O Carrefour alega que “a determinação de suspensão do funcionamento da Impetrante aos domingos e feriados, e com limitação de horário, se mostra flagrantemente ilegal e desprovida de sustentação técnica” e ressalta que vem adotando padrão de segurança para seus funcionários e clientes até mais rigoroso do que o que consta no Decreto.
Afirma ainda que as determinações vão de encontro ao princípio constitucional do exercício da livre iniciativa e ao que prescreve o Decreto Federal nº 10.282/2020, de 20 de março, que trata o comércio de alimentos como atividade essencial.
Decisão
Ao analisar o pleito da empresa, o desembargador Amílcar Maia entendeu estarem presentes os requisitos para a concessão de medida liminar em sede de Mandado de Segurança, ou seja, “a plausibilidade ou a relevância dos motivos em que se assenta o pedido e a possibilidade de lesão irreparável à parte impetrante, se do ato impugnado resultar a ineficácia da medida, caso seja deferida apenas ao final”.
O magistrado aponta que a Constituição Federal, em seu artigo 30, I, vaticina competir aos municípios legislar sobre assuntos de interesse local, e que o Supremo Tribunal Federal editou a Súmula Vinculante nº 38, que diz ser “competente o Município para fixar o horário de funcionamento de estabelecimento comercial”.
Amílcar Maia ressalta que esta súmula vinculante, em verdade, veio apenas reforçar, e tornar obrigatório para a Administração Pública e os demais juízes e tribunais, o que já restara sumulado pelo STF no Enunciado nº 645.
O desembargador do TJRN citou ainda o julgamento da ADI nº 3.691 pelo STF – que discutiu a constitucionalidade de uma portaria do Estado do Maranhão que alterava e fixava o horário de funcionamento dos estabelecimentos que vendiam bebidas alcoólicas. No julgamento foi indicado que “deve-se entender como interesse local, no presente contexto, aquele inerente às necessidades imediatas do Município, mesmo que possua reflexos no interesse regional ou geral. Dessa forma, não compete aos Estados a disciplina do horário das atividades de estabelecimento comercial, pois se trata de interesse local”.
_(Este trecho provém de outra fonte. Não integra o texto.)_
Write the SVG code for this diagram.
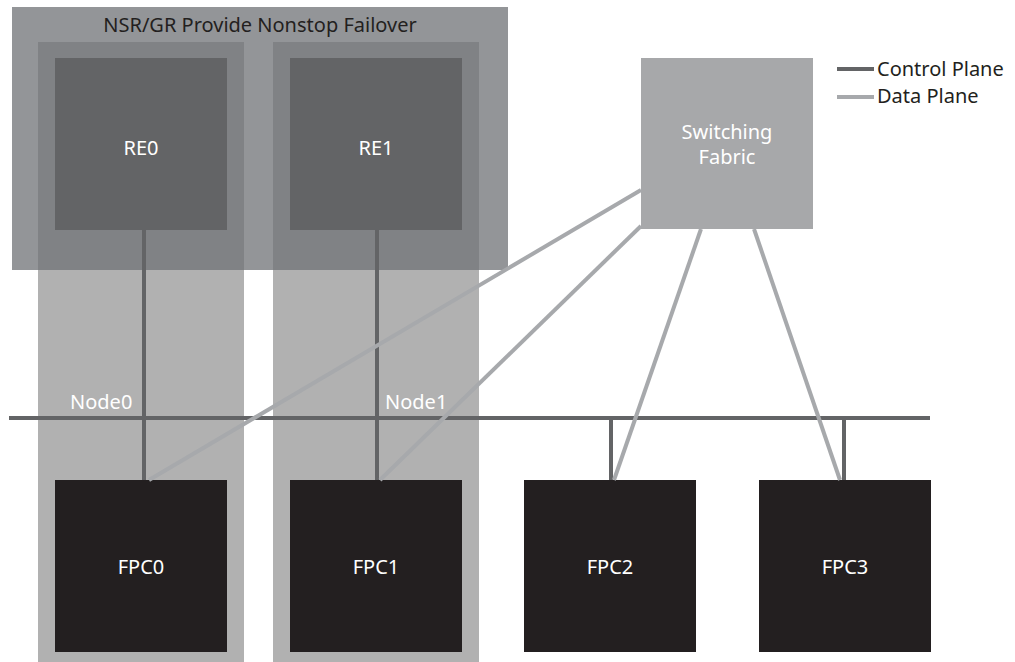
<svg xmlns="http://www.w3.org/2000/svg" width="1015" height="662" viewBox="0 0 1015 662">
<style>
.t{font-family:"Noto Sans","Liberation Sans",Arial,sans-serif;font-size:20px}
.w{fill:#ffffff}
.d{fill:#231f20}
.cp{stroke:#636466;stroke-width:4;fill:none}
.dp{stroke:#a7a9ac;stroke-width:4;fill:none}
.col{fill:#b1b1b1}
.colTop{fill:#808285}
.re{fill:#636466}
.fpc{fill:#231f20}
</style>
<rect width="1015" height="662" fill="#ffffff"/>
<g id="node0-column">
<rect class="col" x="38" y="42" width="206" height="620"/>
</g>
<g id="node1-column">
<rect class="col" x="273" y="42" width="206" height="620"/>
</g>
<g id="nsr-group">
<rect x="12" y="7" width="496" height="263" fill="#939598"/>
<rect class="colTop" x="38" y="42" width="206" height="228"/>
<rect class="colTop" x="273" y="42" width="206" height="228"/>
<text class="t d" x="260" y="32" text-anchor="middle">NSR/GR Provide Nonstop Failover</text>
</g>
<g id="re0">
<rect class="re" x="55" y="58" width="172" height="172"/>
<text class="t w" x="141" y="155" text-anchor="middle">RE0</text>
</g>
<g id="re1">
<rect class="re" x="290" y="58" width="172" height="172"/>
<text class="t w" x="376" y="155" text-anchor="middle">RE1</text>
</g>
<g id="switching-fabric">
<rect x="641" y="58" width="172" height="171" fill="#a7a8aa"/>
<text class="t w" x="727" y="139" text-anchor="middle">Switching</text>
<text class="t w" x="727" y="164" text-anchor="middle">Fabric</text>
</g>
<g id="fpc0">
<rect class="fpc" x="55" y="480" width="172" height="172"/>
<text class="t w" x="141" y="574" text-anchor="middle">FPC0</text>
</g>
<g id="fpc1">
<rect class="fpc" x="290" y="480" width="172" height="172"/>
<text class="t w" x="376" y="574" text-anchor="middle">FPC1</text>
</g>
<g id="fpc2">
<rect class="fpc" x="524" y="480" width="172" height="172"/>
<text class="t w" x="610" y="574" text-anchor="middle">FPC2</text>
</g>
<g id="fpc3">
<rect class="fpc" x="759" y="480" width="172" height="172"/>
<text class="t w" x="845" y="574" text-anchor="middle">FPC3</text>
</g>
<g id="connectors">
<line class="cp" x1="9" y1="418" x2="930" y2="418"/>
<line class="cp" x1="144" y1="230" x2="144" y2="480"/>
<line class="cp" x1="377" y1="230" x2="377" y2="480"/>
<line class="cp" x1="611" y1="418" x2="611" y2="480"/>
<line class="cp" x1="844" y1="418" x2="844" y2="480"/>
<line class="dp" x1="641" y1="190" x2="149" y2="480"/>
<line class="dp" x1="641" y1="226" x2="380" y2="480"/>
<line class="dp" x1="701" y1="229" x2="614" y2="480"/>
<line class="dp" x1="754" y1="229" x2="840" y2="480"/>
</g>
<g id="labels">
<text class="t w" x="70" y="409">Node0</text>
<text class="t w" x="385" y="409">Node1</text>
</g>
<g id="legend">
<line class="cp" x1="837" y1="69" x2="874" y2="69"/>
<line class="dp" x1="837" y1="97" x2="874" y2="97"/>
<text class="t d" x="877" y="76">Control Plane</text>
<text class="t d" x="877" y="103">Data Plane</text>
</g>
</svg>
Assim, o desembargador plantonista entendeu que, a priori, o Estado do Rio Grande do Norte não detém competência para fixar o horário de funcionamento dos estabelecimentos comerciais, como os operados pela impetrante, sendo tal atribuição do poder público municipal, “de sorte que, a um primeiro olhar, próprio deste momento processual, se revelam inconstitucionais as determinações estaduais”.
O magistrado da Corte de Justiça potiguar também fez referência a uma nota oficial lançada pelo Município de Natal após as mudanças promovidas pelo Decreto Estadual, na qual afirma a sua competência para disciplinar assuntos de interesse local e informando já haver regulamento os horários de funcionamento dos estabelecimentos comerciais neste período excepcional de pandemia do coronavírus.
O desembargador registrou que pode constatar in loco as alegações do Carrefour, “no sentido de que a alteração legislativa teve efeito contrário ao pretendido pela autoridade impetrada, provocando aglomerações nos estabelecimentos que comercializam alimentos e produtos de higiene e limpeza (notadamente nos supermercados) ao invés de evitá-las, posto que a população, temendo o fechamento de tais lojas durante o feriado Pascal, a elas se dirigiu em grande número no dia de hoje”.